What would Indiana Jones have done, had he taken part in this excavation? In a country such as Syria, steeped in history, it is not unusual for archaeologists to make spectacular discoveries. However, the work of modern archaeologists is quite different from the adventures of a movie hero. In this exhibit, you can slip into the role of an excavator and immerse yourself in the everyday life of the excavations at Tell Fekheriye in Syria.
For more than 8000 years, people have settled at Tell Fekheriye and left their mark. A great deal of the fascination of archaeology has to do with the way something so incredibly far back in time is close enough to touch with each dig of the spade.
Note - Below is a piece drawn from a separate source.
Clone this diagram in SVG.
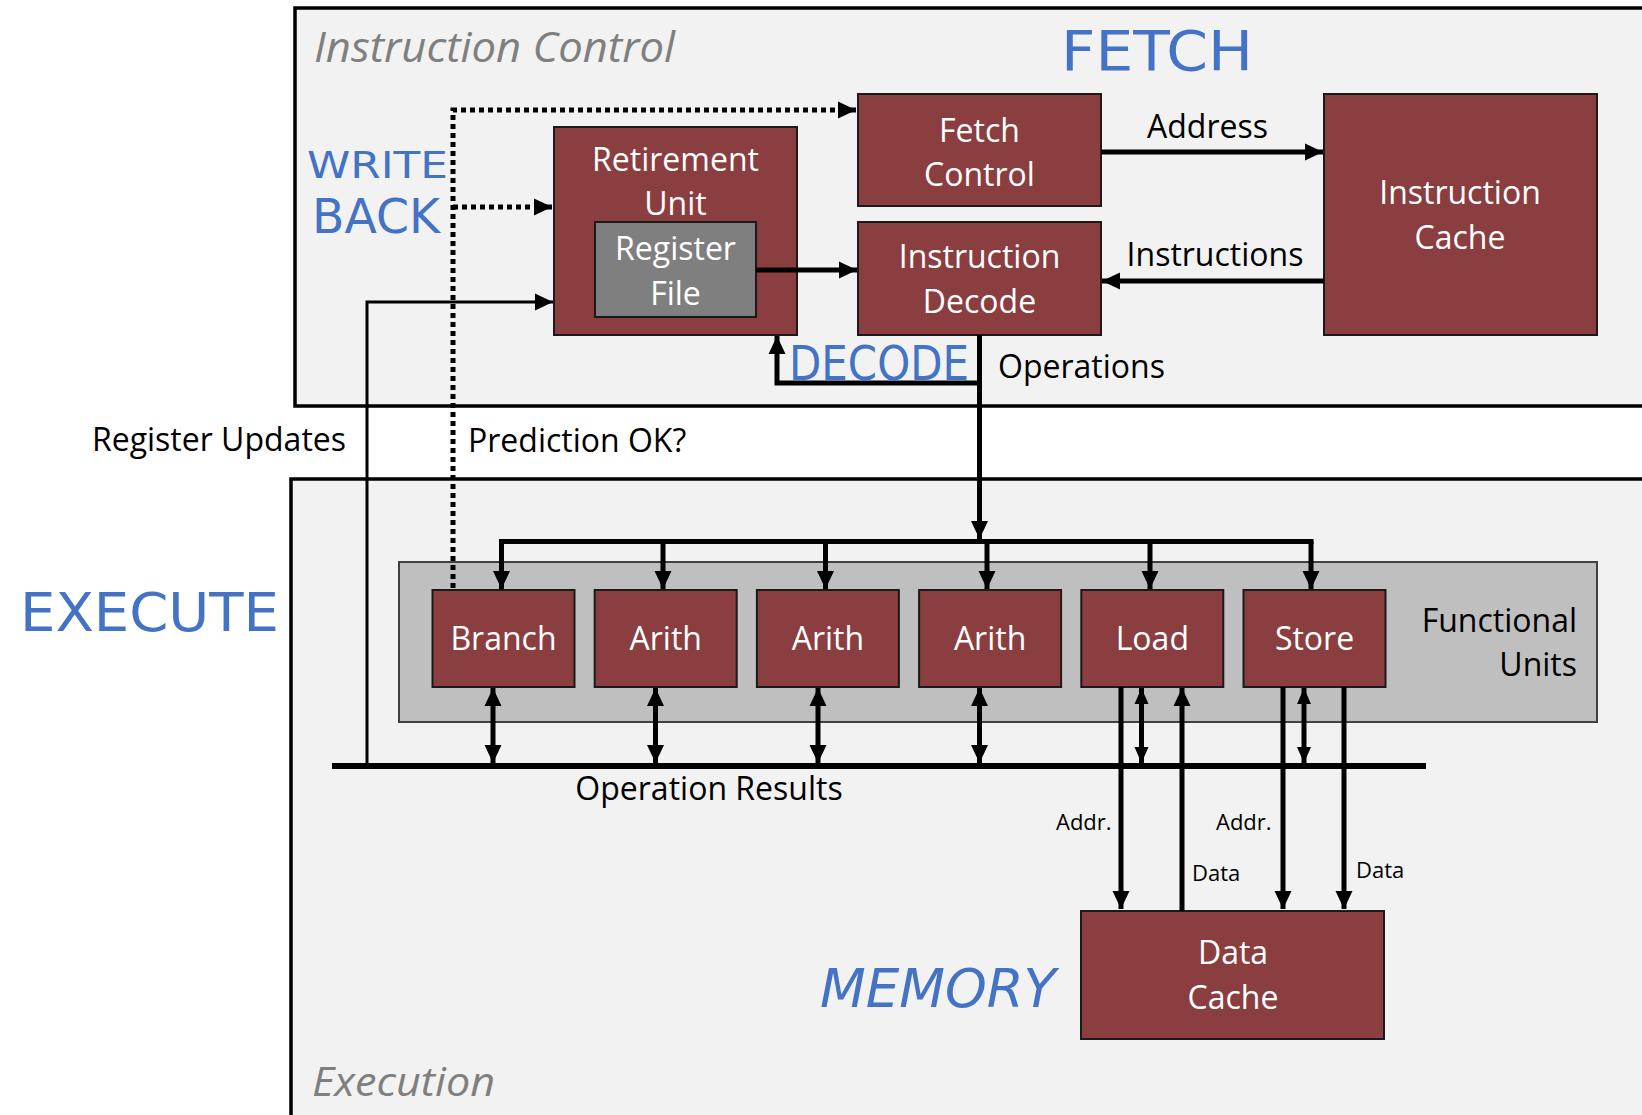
<svg xmlns="http://www.w3.org/2000/svg" width="1642" height="1115" viewBox="0 0 1642 1115">
<defs>
<marker id="ah" markerUnits="userSpaceOnUse" markerWidth="20" markerHeight="20" refX="18" refY="9" orient="auto-start-reverse"><path d="M0,0.5 L18,9 L0,17.5 z" fill="#000"/></marker>
<marker id="ahs" markerUnits="userSpaceOnUse" markerWidth="18" markerHeight="16" refX="16" refY="7.5" orient="auto-start-reverse"><path d="M0,0.5 L16,7.5 L0,14.5 z" fill="#000"/></marker>
<style>
.panel{fill:#f2f2f2;stroke:#000;stroke-width:3.5}
.red{fill:#8b3e3f;stroke:#1a1a1a;stroke-width:2}
.gray{fill:#7f7f7f;stroke:#1a1a1a;stroke-width:2}
.fu{fill:#bfbfbf;stroke:#404040;stroke-width:2}
.wt{font-family:"Open Sans","Noto Sans",sans-serif;font-size:32px;fill:#fff;text-anchor:middle}
.bt{font-family:"Open Sans","Noto Sans",sans-serif;font-size:32px;fill:#000}
.sm{font-family:"Open Sans","Noto Sans",sans-serif;font-size:22px;fill:#000}
.ttl{font-family:"Open Sans","Noto Sans",sans-serif;font-style:italic;fill:#7f7f7f}
.hw{font-family:"DejaVu Sans",sans-serif;fill:#4472c4}
.th{fill:none;stroke:#000;stroke-width:5}
.tn{fill:none;stroke:#000;stroke-width:3}
.dot{fill:none;stroke:#000;stroke-width:5;stroke-dasharray:5 4}
</style>
</defs>
<rect width="1642" height="1115" fill="#fff"/>
<g id="panel-instruction-control">
<rect class="panel" x="295" y="8" width="1360" height="398"/>
<text class="ttl" x="314" y="62" font-size="42" textLength="361" lengthAdjust="spacingAndGlyphs">Instruction Control</text>
</g>
<g id="panel-execution">
<rect class="panel" x="291" y="479" width="1360" height="650"/>
<text class="ttl" x="312" y="1096" font-size="40" textLength="183" lengthAdjust="spacingAndGlyphs">Execution</text>
</g>
<g id="functional-units">
<rect class="fu" x="399" y="562" width="1198" height="160"/>
<text class="bt" x="1577" y="632" text-anchor="end">Functional</text>
<text class="bt" x="1577" y="676" text-anchor="end">Units</text>
</g>
<g id="fetch-control"><rect class="red" x="858" y="94" width="243" height="112"/><text class="wt" x="979.5" y="141.5">Fetch</text><text class="wt" x="979.5" y="186">Control</text></g>
<g id="instruction-decode"><rect class="red" x="858" y="222" width="243" height="113"/><text class="wt" x="979.5" y="268">Instruction</text><text class="wt" x="979.5" y="313">Decode</text></g>
<g id="instruction-cache"><rect class="red" x="1324" y="94" width="273" height="241"/><text class="wt" x="1460" y="204">Instruction</text><text class="wt" x="1460" y="249">Cache</text></g>
<g id="retirement-unit"><rect class="red" x="554" y="127" width="243" height="208"/><text class="wt" x="675.5" y="171">Retirement</text><text class="wt" x="675.5" y="215">Unit</text></g>
<g id="register-file"><rect class="gray" x="595" y="222" width="161" height="95"/><text class="wt" x="675.5" y="260">Register</text><text class="wt" x="675.5" y="305">File</text></g>
<g id="unit-branch"><rect class="red" x="432.5" y="590" width="142" height="97"/><text class="wt" x="503.5" y="650">Branch</text></g>
<g id="unit-arith1"><rect class="red" x="594.7" y="590" width="142" height="97"/><text class="wt" x="665.7" y="650">Arith</text></g>
<g id="unit-arith2"><rect class="red" x="756.9" y="590" width="142" height="97"/><text class="wt" x="827.9" y="650">Arith</text></g>
<g id="unit-arith3"><rect class="red" x="919.1" y="590" width="142" height="97"/><text class="wt" x="990.1" y="650">Arith</text></g>
<g id="unit-load"><rect class="red" x="1081.3" y="590" width="142" height="97"/><text class="wt" x="1152.3" y="650">Load</text></g>
<g id="unit-store"><rect class="red" x="1243.5" y="590" width="142" height="97"/><text class="wt" x="1314.5" y="650">Store</text></g>
<g id="data-cache"><rect class="red" x="1081" y="911" width="303" height="128"/><text class="wt" x="1233" y="964">Data</text><text class="wt" x="1233" y="1009">Cache</text></g>
<g id="connectors">
<path class="dot" d="M453,588 V110 H838"/>
<path d="M838,110 H856" stroke="#000" stroke-width="5" marker-end="url(#ah)"/>
<path class="dot" d="M453,207 H536"/>
<path d="M536,207 H552" stroke="#000" stroke-width="5" marker-end="url(#ah)"/>
<path class="tn" d="M367,766 V302 H553" marker-end="url(#ah)"/>
<path class="th" d="M756,270 H857" marker-end="url(#ah)"/>
<path class="th" d="M1101,152 H1323" marker-end="url(#ah)"/>
<path class="th" d="M1324,281 H1102" marker-end="url(#ah)"/>
<path class="th" d="M979.5,335 V539" marker-end="url(#ah)"/>
<path class="th" d="M979.5,383 H777 V336" marker-end="url(#ah)"/>
<path class="th" d="M499,541.5 H1313.5"/>
<path class="th" d="M501.5,541.5 V589" marker-end="url(#ah)"/>
<path class="th" d="M663,541.5 V589" marker-end="url(#ah)"/>
<path class="th" d="M825.5,541.5 V589" marker-end="url(#ah)"/>
<path class="th" d="M987,541.5 V589" marker-end="url(#ah)"/>
<path class="th" d="M1150,541.5 V589" marker-end="url(#ah)"/>
<path class="th" d="M1311,541.5 V589" marker-end="url(#ah)"/>
<path d="M332,766 H1426" stroke="#000" stroke-width="6"/>
<path class="th" d="M493,688 V763" marker-start="url(#ah)" marker-end="url(#ah)"/>
<path class="th" d="M655.5,688 V763" marker-start="url(#ah)" marker-end="url(#ah)"/>
<path class="th" d="M818,688 V763" marker-start="url(#ah)" marker-end="url(#ah)"/>
<path class="th" d="M979.5,688 V763" marker-start="url(#ah)" marker-end="url(#ah)"/>
<path class="th" d="M1141.5,688 V763" marker-start="url(#ahs)" marker-end="url(#ahs)"/>
<path class="th" d="M1304,688 V763" marker-start="url(#ahs)" marker-end="url(#ahs)"/>
<path class="th" d="M1121,687 V909" marker-end="url(#ah)"/>
<path class="th" d="M1182,911 V688" marker-end="url(#ah)"/>
<path class="th" d="M1283,687 V909" marker-end="url(#ah)"/>
<path class="th" d="M1344,687 V909" marker-end="url(#ah)"/>
</g>
<g id="labels">
<text class="bt" x="1207.5" y="138" text-anchor="middle">Address</text>
<text class="bt" x="1215" y="266" text-anchor="middle">Instructions</text>
<text class="bt" x="998" y="378">Operations</text>
<text class="bt" x="346" y="451" text-anchor="end">Register Updates</text>
<text class="bt" x="468" y="452">Prediction OK?</text>
<text class="bt" x="709" y="800" text-anchor="middle">Operation Results</text>
<text class="sm" x="1056" y="830">Addr.</text>
<text class="sm" x="1216" y="830">Addr.</text>
<text class="sm" x="1192" y="881">Data</text>
<text class="sm" x="1356" y="878">Data</text>
</g>
<g id="annotations">
<text class="hw" x="1061" y="70" font-size="56" textLength="192" lengthAdjust="spacingAndGlyphs">FETCH</text>
<text class="hw" x="307" y="178" font-size="38" textLength="141" lengthAdjust="spacingAndGlyphs">WRITE</text>
<text class="hw" x="312" y="233" font-size="48" textLength="128" lengthAdjust="spacingAndGlyphs">BACK</text>
<text class="hw" x="789" y="380" font-size="48" textLength="180" lengthAdjust="spacingAndGlyphs">DECODE</text>
<text class="hw" x="20" y="631" font-size="54" textLength="259" lengthAdjust="spacingAndGlyphs">EXECUTE</text>
<text class="hw" x="820" y="1007" font-size="54" font-style="italic" textLength="236" lengthAdjust="spacingAndGlyphs">MEMORY</text>
</g>
</svg>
Since 2005, parts of this fascinating mound (in Arabic: Tell) have been in the process of being excavated by a German-Slovak-Syrian archaeological team. The exhibition demonstrates the scientific methods used by the archaeologists, who have to work under extreme climatic conditions. It also shows examples of their discoveries. The search for an undiscovered capital city is just one of many challenges inspiring the archaeologists.
Part of the special attraction of the excavation in Syria is encountering another culture. Life in a small Arab town on the edge of the excavation is illustrated with photo documentation. What does the local population think about the work of foreign archaeologists? How does it benefit from their discoveries? Both children and adults visiting the exhibition are invited to reflect on these and other questions. With a bit of luck, some of the answers will be rewarded with an archaeological prize.